NEWS ITEM: Pitcher Mitch Williams, distraught over the World Series and death threats from Phillies fans, did not join the team when it returned from Toronto. Some say we never will see him in a Phillies uniform again. His whereabouts are unknown.

The year: 2018. Date: Oct. 26. Ship’s log, somewhere in the South Pacific.

A bad storm hit last night. The ship crashed against the rocks. I washed up on this uncharted desert island.

Seeking shelter, I ventured into the jungle. Huge palm trees, strange vegetation, the screeching sounds of parrots, macaws and other wildlife. Then I heard this odd voice.

“Bottom of the ninth, two on, Williams pitching to Joe Carter, here’s the pitch . . . steeeerike! . . .

“Here’s the pitch . . . steeeeeerike! . . .

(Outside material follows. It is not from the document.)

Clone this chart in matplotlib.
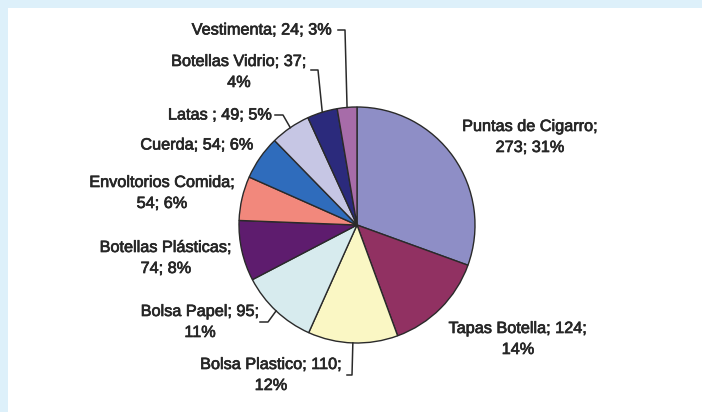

“Here’s the pitch . . . steeeeeerike! . . .”

In the clearing, I saw a middle-aged man, with a scraggly beard and wild flowing hair. He was throwing coconuts at a target on a tree. The first one missed badly. The second hit the ground. The third hit a monkey, knocking it unconscious.

“Mitch Williams?” I blurted.

The man spun. “Who are you?”

Incredible. After all these years, I had stumbled upon the biggest AWOL in major league history.

“You a scout?” he asked.

“No,” I said.

“You sure?” He reeled back and hurled another coconut at the target. This one missed the tree, but hit a snake, knocking it unconscious.

“I’m working on a curveball,” he said.

Still spitting mad

As everyone knows, Williams, known back in the 20th century as “Wild Thing,” disappeared after the 1993 World Series, in which he gave up the final home run in the bottom of the ninth.

He couldn’t go back to Philadelphia. So he went underground. The following spring, when the team reported, Williams was missing.

A search began. Someone discovered his car, parked at the beach, but all that was inside was a pouch of Red Man tobacco with a note.

“For Lenny,” the note said. “Think of me when you spit.”

The Coast Guard got involved. The FBI suspected foul play. Meanwhile, sympathetic callers to Philadelphia radio shows said, “Why waste money searchin’ for the bum? I hope a shark ate him.”

In the years that followed, Mitch Williams became a forgotten man.

“What happened to you?” I asked now.

“Well,” he said, offering me a cup of papaya juice, “after the Series, I shaved my head and joined the Merchant Marines. I pitched for a while in Japan, under the name Tame Thing. Nobody suspected it was me, until I hit a guy with a pitch.”

“That’s not so terrible, hitting a batter.”

“Not a batter. The president of Mitsubishi. In a luxury box.”

He sighed. “Slider, got away from me.

“Anyhow, I bummed around here and there. I became disenchanted. I landed on this island and I’ve been here ever since.

“I still can’t get that World Series pitch out of my mind. The way it cleared the wall. All those Toronto guys cheering. The horror . . . the horror. . . .”

He shook his head. How strange. So many changes had taken place in baseball, and he’d missed them all. The 24-second pitch clock. The designated bunter. The new league minimum salary for rookies, $40,000,000,000.

“So,” he said, “what happened to the Phils?”

Well, I said, Lenny Dykstra, of course, is president of Skoal Inc.

And David West, the middle relief pitcher, retired from baseball when his ERA hit triple figures.

Kim Batiste won six straight Gold Glove awards, after he discovered, somewhat late in life, that he was actually left- handed.

Larry Andersen still pitches. He is 112 years old.

Sen. John Kruk is doing well.

Still off target

“What about the other guys?” Williams asked.

The Blue Jays? Well, they broke up a few months after winning the championship. Paul Molitor retired. Rickey Henderson sold himself to the Florida Marlins, the only team willing to provide a limo to take him to the bathroom.

John Olerud took an assertiveness training seminar, and is now a shock-jock radio host.

Jack Morris was let go, and because nobody wanted him, he went to Japan, where he earned the nickname “Jackass-san.”

Williams shrugged. “What about Joe Carter?”

“You mean the prime minister?”

“Oh, great.”

I sensed I had said the wrong thing. Especially when he got up and began throwing coconuts again.

“Here’s the pitch . . . steeerike!”

He hit a parrot, knocking it unconscious.

“Here’s the pitch . . . steeerike! . . .”

He hit a turtle, knocking it unconscious.

I thought about bringing him back. Then I thought about the newspapers, the TV and the Phillies fans who were still calling talk shows, demanding that his name be deleted from all records.

I figured he was better off here. I left him in the jungle. As I headed for the ship, I thought I heard him finally hit the tree with the coconut.

Then again, it might have been the monkey.